Identifiers
- Symbol: VASt domain
- Pfam: PF16016
- InterPro: IPR031968

Available protein structures:
- Pfam: structures / ECOD
- PDB: RCSB PDB; PDBe; PDBj
- PDBsum: structure summary

= VAD1 analog of StAR-related lipid transfer =

VAD1 analog of StAR-related lipid transfer (VASt) is a steroidogenic acute regulatory protein‐related lipid transfer (StART)-like lipid-binding domain first identified in the vad1 (vascular associated death1) protein in Arabidopsis thaliana (mouse-ear cress ). Proteins containing these domains are found in eukaryotes and usually contain another lipid-binding domain, typically the GRAM domain and sometimes the C2 domain in plants and the integral peroxisomal membrane peroxin Pex24p domain in oomycetes.

==Structure==
The VASt domain structurally resembles a truncated form of a START domain, but with limited sequence similarity. While VASt is a member of the Bet v1-like superfamily, it is unclear if it evolved from the same ancestral domain as the START domain or is an example of convergent evolution.

The domain is highly conserved across all eukaryotes and is typically present in only one copy in VASt domain-containing proteins. Like the START domain, the VASt domain consists of a helix-grip fold structure. The pocket formed is large enough to bind one lipid such as cholesterol, 25-hydroxycholesterol or ergosterol.

Analysis of the crystal structure of unbound and bound forms of VASt domains in lipid transfer proteins anchored at a membrane contact site (LAMs) from yeast revealed that the domain contains an accessible hydrophobic cavity." Upon sterol binding of the cavity, the entry point is closed or partially closed to the outside.

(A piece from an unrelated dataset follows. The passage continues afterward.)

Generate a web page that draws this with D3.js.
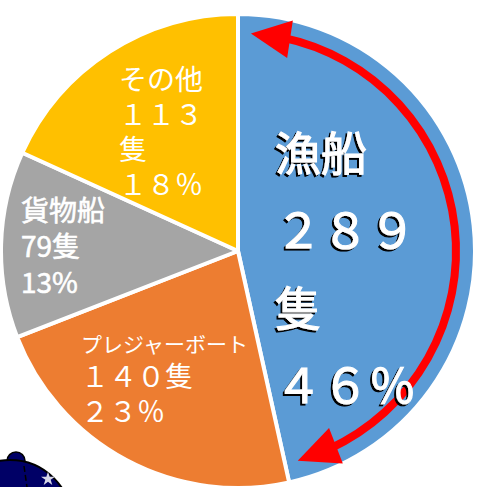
<!DOCTYPE html>
<html>
<head>
<meta charset="utf-8">
<script src="https://cdn.jsdelivr.net/npm/d3@7"></script>
<style>
  body { margin: 0; background: #fff; }
  svg { display: block; }
</style>
</head>
<body>
<div id="chart"></div>
<script>

//
// DATA
//

const categories = ['漁船', 'プレジャーボート', '貨物船', 'その他'];
const counts = [289, 140, 79, 113];
const colors = ['#5B9BD5', '#ED7D31', '#A5A5A5', '#FFC000'];
const labelLines = [
    ['漁船', '２８９', '隻', '４６％'],
    ['プレジャーボート', '１４０隻', '２３％'],
    ['貨物船', '79隻', '13%'],
    ['その他', '１１３', '隻', '１８％']
];

//
// CHART
//

const width = 478;
const height = 487;
const cx = 238;
const cy = 251;
const radius = 237;
const font = '"Noto Sans CJK JP", "Noto Sans", sans-serif';

const svg = d3.select('#chart')
    .append('svg')
        .attr('width', width)
        .attr('height', height)
        .attr('viewBox', [0, 0, width, height]);

svg.append('rect')
    .attr('width', width)
    .attr('height', height)
    .attr('fill', '#fff');

// black drop shadow for the big label
const shadow = svg.append('defs')
    .append('filter')
        .attr('id', 'shadow')
        .attr('x', '-10%').attr('y', '-10%')
        .attr('width', '120%').attr('height', '130%');
shadow.append('feOffset')
    .attr('in', 'SourceAlpha')
    .attr('dx', -2)
    .attr('dy', 2)
    .attr('result', 'off');
const merge = shadow.append('feMerge');
merge.append('feMergeNode').attr('in', 'off');
merge.append('feMergeNode').attr('in', 'SourceGraphic');

// clipart peeking in at bottom left
const art = svg.append('g');
art.append('circle')
    .attr('cx', 16).attr('cy', 461).attr('r', 9)
    .attr('fill', '#000066').attr('stroke', '#000').attr('stroke-width', 1.5);
art.append('circle')
    .attr('cx', 10).attr('cy', 522).attr('r', 62)
    .attr('fill', '#000066').attr('stroke', '#000').attr('stroke-width', 2);
art.append('line')
    .attr('x1', 24).attr('y1', 466).attr('x2', 27).attr('y2', 487)
    .attr('stroke', '#000').attr('stroke-width', 1.5).attr('stroke-dasharray', '6,3');
art.append('path')
    .attr('transform', 'translate(48,479)')
    .attr('d', d3.symbol(d3.symbolStar, 60)())
    .attr('fill', '#d8d8e8');

// pie
const pie = d3.pie()
    .sort(null)
    .value(d => d);
const arc = d3.arc()
    .innerRadius(0)
    .outerRadius(radius);

const g = svg.append('g')
    .attr('transform', `translate(${cx},${cy})`);

g.selectAll('path.slice')
    .data(pie(counts))
    .join('path')
        .attr('class', 'slice')
        .attr('d', arc)
        .attr('fill', (d, i) => colors[i])
        .attr('stroke', '#fff')
        .attr('stroke-width', 4)
        .attr('stroke-linejoin', 'round');

// red double arrow round the fishing boat slice
const ar = 218;
const deg = Math.PI / 180;
const polar = (a, r) => [r * Math.sin(a), -r * Math.cos(a)];
const tipTop = 3.4 * deg, baseTop = 13.8 * deg;
const tipBot = 164.1 * deg, baseBot = 153.3 * deg;

const p = d3.path();
p.arc(0, 0, ar, baseTop - 2 * deg - Math.PI / 2, baseBot + 2 * deg - Math.PI / 2);
g.append('path')
    .attr('d', p.toString())
    .attr('fill', 'none')
    .attr('stroke', '#FF0000')
    .attr('stroke-width', 8);

function arrowHead(tipA, baseA, halfW) {
    const tip = polar(tipA, ar);
    const base = polar(baseA, ar);
    const dx = tip[0] - base[0], dy = tip[1] - base[1];
    const len = Math.hypot(dx, dy);
    const nx = -dy / len * halfW, ny = dx / len * halfW;
    return d3.line()([tip, [base[0] + nx, base[1] + ny], [base[0] - nx, base[1] - ny]]) + 'Z';
}
g.append('path')
    .attr('d', arrowHead(tipTop, baseTop, 19))
    .attr('fill', '#FF0000');
g.append('path')
    .attr('d', arrowHead(tipBot, baseBot, 19))
    .attr('fill', '#FF0000');

// labels
const labelLayout = [
    {x: 275, y: 170, step: 77.7, sizes: [46, 47, 46, 47], stroke: 1.1, shadow: true},
    {x: 81, y: 352, step: 35, sizes: [21, 28, 28], stroke: 0, shadow: false},
    {x: 21, y: 221, step: 36, sizes: [28, 28, 28], stroke: 0.6, shadow: false},
    {x: 119, y: 90, step: 35, sizes: [28, 28, 28, 28], stroke: 0, shadow: false}
];

labelLines.forEach((lines, i) => {
    const lay = labelLayout[i];
    const lab = svg.append('g')
        .attr('font-family', font)
        .attr('filter', lay.shadow ? 'url(#shadow)' : null);
    lab.selectAll('text')
        .data(lines)
        .join('text')
            .attr('x', lay.x)
            .attr('y', (d, j) => lay.y + j * lay.step)
            .attr('font-size', (d, j) => lay.sizes[j])
            .attr('fill', '#fff')
            .attr('stroke', lay.stroke ? '#fff' : null)
            .attr('stroke-width', lay.stroke || null)
            .text(d => d);
});

</script>
</body>
</html>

==Human proteins containing the VASt domain ==
The sole proteins containing this domain identified in human are GRAMD1A/Aster-A, GRAMD1B/Aster-B and GRAMD1C/Aster-C (with the VASt domain referred to as an Aster domain). These sterol transfer proteins together with GRAMD2A and GRAMD2B are LAM family proteins, although the latter two lack the VASt domain. Like LAM proteins, GRAMD1 proteins preferentially transfer sterols.